Thursday, June 27, 2013

Superman 400: "The Living Legends of Superman"

The single best comic ever produced by DC Comics, EVER.

Superman 400 is an exploration of the concept of the mythic hero, the historical figure, the person of interest as their story travels down through time and is received by further generations. This is Elliot S! Maggin's opportunity to fully flesh out his mythology of Superman's future, aided by the greatest team of artists to ever appear in a single issue of a comic. Seriously, check out this roster:

Joe Orlando; Howard Chaykin; Brian Bolland; Jack Kirby; Al Williamson; John Byrne; Jack Davis; Frank Miller; Leonard Starr; Walt Simonson; Marshall Rogers; Bernie Wrightson; Wendy Pini; Will Eisner; Mike Kaluta; Steve Ditko; Mike Grell; Klaus Janson; Moebius; Jim Steranko (writing his segment as well); Bill Sienkiewicz and Jerry Robinson. WITH an introduction by Ray Bradbury.

With a talent roster like that, you know it's time to just dive right in and see what we have. Please note, that because this issue is presented as an anthology we'll be doing capsule reviews, rather than a single essay which connects all these disparate parts, so that I can do justice to everything on it's own terms.

- As you can see above, Howard Chaykin's cover is a depiction of Superman forged directly from the souls of everyone who has ever loved him. Just amazing work.

- The framing story expresses the twin ideas of the piece: That time is a fixed point in time and that legends do not originate in a vacuum, but are animated by the people who transmit and receive them in powerful, simple, terms. This is just a wonderful metaphor for the continued creation of comic books through the ages, and it's expressed powerfully without being too "on the nose." Beautiful work.

- Wow.

- There aren't enough Jack Kirby Superman images out there.

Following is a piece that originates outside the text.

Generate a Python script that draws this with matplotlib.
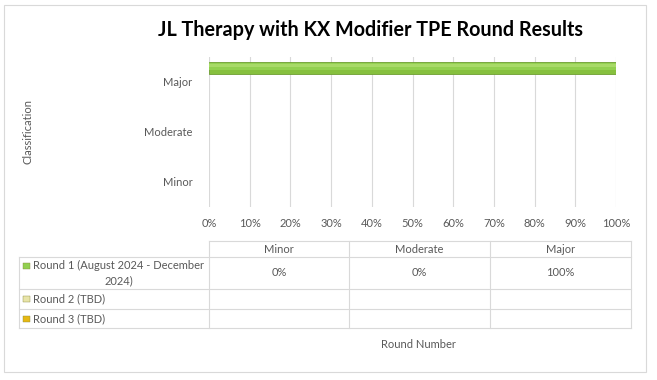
import matplotlib
matplotlib.use("Agg")
import matplotlib.pyplot as plt
from matplotlib.lines import Line2D
from matplotlib.patches import Rectangle

# ---- data ----
categories = ["Minor", "Moderate", "Major"]
series_names = ["Round 1 (August 2024 - December\n2024)", "Round 2 (TBD)", "Round 3 (TBD)"]
round1 = [0, 0, 100]
round2 = [None, None, None]
round3 = [None, None, None]
series_values = [round1, round2, round3]
series_colors = ["#92D050", "#E8E4A8", "#E6B812"]
xticks = [0, 10, 20, 30, 40, 50, 60, 70, 80, 90, 100]
xtick_labels = [f"{v}%" for v in xticks]
title = "JL Therapy with KX Modifier TPE Round Results"

W, H = 657, 380
plt.rcParams['font.family'] = ['Lato', 'DejaVu Sans']
TXT = "#595959"
GRID = "#D9D9D9"
FS = 8

fig = plt.figure(figsize=(W / 100, H / 100), dpi=100)

def fx(x):
    return x / W

def fy(y):
    return 1 - y / H

# outer chart border
fig.add_artist(Rectangle((fx(4), fy(372)), fx(646) - fx(4), fy(5) - fy(372),
                         transform=fig.transFigure, fill=False, edgecolor=GRID, lw=0.8))

# plot area
L, R, T, B = 209, 616, 57, 207
ax = fig.add_axes([fx(L), fy(B), fx(R) - fx(L), fy(T) - fy(B)])
ax.set_xlim(0, 100)
ax.set_ylim(-0.5, 2.5)
for s in ax.spines.values():
    s.set_visible(False)
ax.set_xticks(xticks)
ax.set_xticklabels(xtick_labels, fontsize=FS, color=TXT)
ax.set_yticks(range(len(categories)))
ax.set_yticklabels(categories, fontsize=FS, color=TXT)
ax.tick_params(length=0, pad=8)
ax.tick_params(axis='y', pad=12)
ax.grid(axis='x', color=GRID, lw=0.8)
ax.set_axisbelow(True)

bh = 0.22
offsets = [0.28, 0.0, -0.28]
for vals, off, col in zip(series_values, offsets, series_colors):
    ys = [i + off for i in range(len(categories)) if vals[i] is not None]
    xs = [v for v in vals if v is not None]
    if xs:
        lws = [0.6 if v > 0 else 0 for v in xs]
        ax.barh(ys, xs, height=bh, color="#86C03E", edgecolor="#6E9E32", lw=lws, zorder=3)
        ax.barh([y + 0.03 for y in ys], xs, height=bh * 0.55, color=col,
                edgecolor="none", zorder=4)
        ax.barh([y + 0.05 for y in ys], xs, height=bh * 0.2, color="#A8DA68",
                edgecolor="none", zorder=5)

fig.text(fx(371), fy(30), title, ha='center', va='center', fontsize=14.2,
         fontweight='bold', color='black')
fig.text(fx(28), fy(132), "Classification", rotation=90, ha='center', va='center',
         fontsize=FS, color=TXT)

# data table
cols_x = [209, 349, 490, 631]
left_x = 19
rows_y = [241, 257, 289, 309, 328]

def hline(y, x0, x1):
    fig.add_artist(Line2D([fx(x0), fx(x1)], [fy(y), fy(y)], transform=fig.transFigure,
                          color=GRID, lw=0.8))

def vline(x, y0, y1):
    fig.add_artist(Line2D([fx(x), fx(x)], [fy(y0), fy(y1)], transform=fig.transFigure,
                          color=GRID, lw=0.8))

hline(rows_y[0], cols_x[0], cols_x[-1])
for y in rows_y[1:]:
    hline(y, left_x, cols_x[-1])
vline(left_x, rows_y[1], rows_y[-1])
for x in cols_x:
    vline(x, rows_y[0], rows_y[-1])

for j, c in enumerate(categories):
    fig.text(fx((cols_x[j] + cols_x[j + 1]) / 2), fy((rows_y[0] + rows_y[1]) / 2 + 0.5), c,
             ha='center', va='center', fontsize=FS, color=TXT)

for i, (name, vals, col) in enumerate(zip(series_names, series_values, series_colors)):
    y0, y1 = rows_y[i + 1], rows_y[i + 2]
    yc = (y0 + y1) / 2
    lines = name.split("\n")
    if len(lines) == 2:
        ly = y0 + 8.5
        fig.text(fx(33), fy(ly), lines[0], ha='left', va='center', fontsize=FS, color=TXT)
        fig.text(fx(119), fy(ly + 15.5), lines[1], ha='center', va='center', fontsize=FS, color=TXT)
    else:
        ly = yc
        fig.text(fx(33), fy(ly), lines[0], ha='left', va='center', fontsize=FS, color=TXT)
    fig.add_artist(Rectangle((fx(23), fy(ly + 3)), fx(7), fy(0) - fy(6),
                             transform=fig.transFigure, facecolor=col, edgecolor="#8A8A40", lw=0.3))
    for j, v in enumerate(vals):
        if v is not None:
            fig.text(fx((cols_x[j] + cols_x[j + 1]) / 2), fy(yc), f"{v}%",
                     ha='center', va='center', fontsize=FS, color=TXT)

fig.text(fx(418), fy(345), "Round Number", ha='center', va='center', fontsize=FS, color=TXT)

fig.savefig("out.png", dpi=100, facecolor='white')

- The next piece is a wonderful yarn concerning a futuristic flim-flam man's tall tale about being saved by Superman in space, and discovering his "super serum" which he's now willing to sell. It's accompanied by drop dead gorgeous art, and it's a fun yarn. A comedic piece to whet our appetites for the more serious stories to follow. It doesn't make any less lovely to read, but it's not the sort of story that benefits from in depth review. Just read it.

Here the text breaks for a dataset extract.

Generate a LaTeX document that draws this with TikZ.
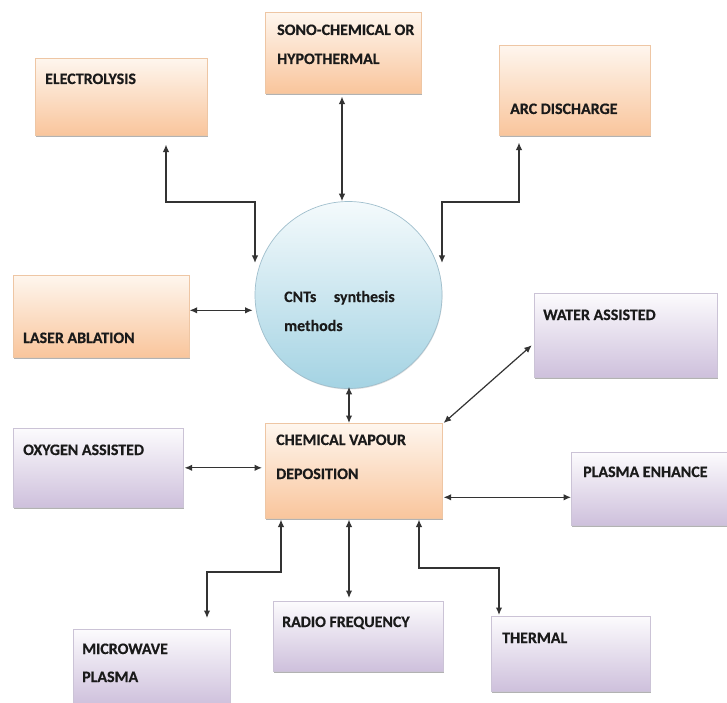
\documentclass[tikz,border=0pt]{standalone}
\usepackage{fontspec}
\setmainfont{Carlito}
\newfontfamily\boxfont{Carlito}[UprightFont=*-Bold, FakeBold=0.5]
\newfontfamily\circfont{Carlito}[UprightFont=*-Bold, FakeBold=0.2]
\usetikzlibrary{arrows.meta,shadows}
\definecolor{orTop}{HTML}{FEF6EE}
\definecolor{orBot}{HTML}{F9C59C}
\definecolor{orLine}{HTML}{EEC6A4}
\definecolor{lvTop}{HTML}{FCFBFD}
\definecolor{lvBot}{HTML}{CEC0DC}
\definecolor{lvLine}{HTML}{CBC3D6}
\definecolor{blTop}{HTML}{F4FAFC}
\definecolor{blBot}{HTML}{A4D3E3}
\definecolor{blLine}{HTML}{A0BFCD}
\definecolor{ink}{HTML}{1A1A1A}
\definecolor{lineink}{HTML}{333333}
\tikzset{
  boxbase/.style={rectangle, inner sep=0pt, anchor=north west, line width=0.6bp,
    drop shadow={shadow xshift=0.6bp, shadow yshift=-1.8bp, fill=black, opacity=0.3}},
  obox/.style={boxbase, top color=orTop, bottom color=orBot, draw=orLine},
  lbox/.style={boxbase, top color=lvTop, bottom color=lvBot, draw=lvLine},
  lbl/.style={anchor=base west, inner sep=0pt, text=ink, font=\boxfont\fontsize{16}{19}\selectfont},
  clbl/.style={anchor=base west, inner sep=0pt, text=ink, font=\circfont\fontsize{16}{19}\selectfont},
  arr/.style={{Latex[length=7.5bp,width=6.5bp]}-{Latex[length=7.5bp,width=6.5bp]}, line width=1.2bp, draw=lineink}
}
\begin{document}
\begin{tikzpicture}[x=1bp, y=-1bp]
\useasboundingbox (0,0) rectangle (727,703);
\fill[white] (0,0) rectangle (727,703);

% boxes
\node[obox, minimum width=172bp, minimum height=77bp] (elec) at (35,58) {};
\node[obox, minimum width=156bp, minimum height=81bp] (sono) at (265,12) {};
\node[obox, minimum width=151bp, minimum height=90bp] (arc) at (499,45) {};
\node[obox, minimum width=176bp, minimum height=82bp] (laser) at (13,275) {};
\node[obox, minimum width=177bp, minimum height=95bp] (cvd) at (265,423) {};
\node[lbox, minimum width=170bp, minimum height=79bp] (oxy) at (13,428) {};
\node[lbox, minimum width=183bp, minimum height=84bp] (water) at (534,293) {};
\node[lbox, minimum width=164bp, minimum height=73bp] (plasma) at (571,452) {};
\node[lbox, minimum width=157bp, minimum height=76bp] (micro) at (73,629) {};
\node[lbox, minimum width=170bp, minimum height=70bp] (radio) at (273,601) {};
\node[lbox, minimum width=159bp, minimum height=75bp] (thermal) at (491,616) {};
\node[circle, minimum size=187bp, inner sep=0pt, top color=blTop, bottom color=blBot,
      draw=blLine, line width=0.7bp,
      drop shadow={shadow xshift=0.5bp, shadow yshift=-1bp, fill=black, opacity=0.12}] (circ) at (348.5,295) {};

% labels
\node[lbl] (telec) at (45,84) {ELECTROLYSIS};
\node[lbl] (tsono1) at (277,35) {SONO-CHEMICAL OR};
\node[lbl] (tsono2) at (277,64) {HYPOTHERMAL};
\node[lbl] (tarc) at (510,114) {ARC DISCHARGE};
\node[lbl] (tlaser) at (23,343) {LASER ABLATION};
\node[lbl] (tcvd1) at (276,445) {CHEMICAL VAPOUR};
\node[lbl] (tcvd2) at (276,479) {DEPOSITION};
\node[lbl] (toxy) at (23,455) {OXYGEN ASSISTED};
\node[lbl] (twater) at (543,320) {WATER ASSISTED};
\node[lbl] (tplasma) at (583,477) {PLASMA ENHANCE};
\node[lbl] (tmicro1) at (82,654) {MICROWAVE};
\node[lbl] (tmicro2) at (82,682) {PLASMA};
\node[lbl] (tradio) at (282,627) {RADIO FREQUENCY};
\node[lbl] (tthermal) at (502,643) {THERMAL};
\node[clbl] (tcirc1) at (284,302) {CNTs\hskip 1.1em synthesis};
\node[clbl] (tcirc2) at (284,331) {methods};

% bend points
\coordinate (e1) at (166,202);
\coordinate (e2) at (255,202);
\coordinate (a1) at (519,202);
\coordinate (a2) at (442,202);
\coordinate (s1) at (342,150);
\coordinate (m1) at (281,572);
\coordinate (m2) at (207,572);
\coordinate (h1) at (419,568);
\coordinate (h2) at (499,568);
\coordinate (r1) at (349,560);

% connectors
\draw[arr, shorten <=9bp] (elec.south -| e1) -- (e1) -- (e2) -- (e2 |- circ.160);
\draw[arr, shorten <=3bp] (sono.south -| s1) -- (s1 |- circ.north);
\draw[arr, shorten <=7bp] (arc.south -| a1) -- (a1) -- (a2) -- (a2 |- circ.20);
\draw[arr, shorten <=0bp, shorten >=2bp] ([yshift=6bp]laser.east) -- ([yshift=6bp]laser.east -| circ.west);
\draw[arr, shorten <=-2bp] (circ.south -| r1) -- (cvd.north -| r1);
\draw[arr, shorten <=1bp, shorten >=3bp] (oxy.east) -- (oxy.east -| cvd.west);
\draw[arr, shorten <=3bp] ([yshift=-8bp]water.west) -- ([xshift=1bp]cvd.north east);
\draw[arr, shorten >=1bp] ([yshift=-8.5bp]plasma.west) -- ([yshift=-8.5bp]plasma.west -| cvd.east);
\draw[arr, shorten <=1bp, shorten >=11bp] (cvd.south -| m1) -- (m1) -- (m2) -- (micro.north -| m2);
\draw[arr, shorten <=1bp, shorten >=3bp] (cvd.south -| r1) -- (radio.north -| r1);
\draw[arr, shorten <=1bp, shorten >=1bp] (cvd.south -| h1) -- (h1) -- (h2) -- (thermal.north -| h2);
\end{tikzpicture}
\end{document}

- Interesting to see how Byrne saw Superman, just a couple years before he became the architect of his world. He's a little younger here than he looks in Byrne's origin for him a couple years later.

- Maggin teams with Frank Miller for the next segment which uses the Pre-Crisis concept of "Earth-Prime" (which is literally OUR Earth) for its springboard. Basically, scientists in the far future develop a device to obtain relics from parallel dimensions, and today they have obtained an episode of The Adventures of Superman 50's TV show from our world, and will use it to determine the age old secret of Superman's true identity. The debate between the reporter (who is a descendant of Jimmy Olsen) and the scientists over the accuracy of the evidence and the speculation concerning who Superman really was (it seems the majority opinion was on and off Superman baddie and Darkseid lackey Morgan Edge) feels like gentle mockery of the "debate" concerning Shakespeare's authorship. Great stuff.

- How many times can I say something's incredible?

- Marshall Rogers illustrates an offbeat story where Superman's indestructible costume allows a simple vagrant to incite a revolt against an oppressive regime. Superman, even without being present, is such a powerful symbol that he can rip whole communities out of apathy. An interesting inversion of the idea that superhero comics are fundamentally a "distraction" from the real world.

- Powerful, dynamic, work from a true master.

- The next story clocks in at just three pages as we watch two college professors in a space school argue about whether Superman was actually real. Nothing masterful, but the point being made that history fails to capture the true greatness of our finest heroes. Fun.

- Mike Kaulta's trademark style animates a neat slice of life from a far future Earth where children imagine themselves as a Superman, who they have subtly conflated with Batman (though he is never mentioned). Makes the point that the methodology of Superman is not nearly as important as the concept of Superman, which will always endure.

- Of course, Ditko makes the letter on the college sweater an A. Of course.

- Striking.

- Maggin's best story involves a futuristic seder meal for his Superman holiday Miracle Monday. Superman himself makes his only appearance in these stories, and is delighted to discover that he's become a kind of post-modern Elijah. The final evolution of probably the essential Jewish-American character. Not just great Superman, but truly great science-fiction.

- Very few images of Superman are haunting, this is one of them. From French legend Moebius.

- Steranko contributes the finale, where Superman and most of his descendents have transcended their physical form, and allow Superman's final descendent to stop the heat death of the universe and restore the universe's capacity for Life. Probably Steranko's greatest work, and that covers A LOT of ground.

Conclusion: This would be a satisfying final issue for Superman, and it doesn't contain Lois; Clark; the Daily Planet; the Legion; and barely contains Superman himself. Incredible, incredible. It places the Superman myth in incredible and varied contexts and makes the mind and spirit soar like truly great science fiction does. It gives you world after world that you want to live in.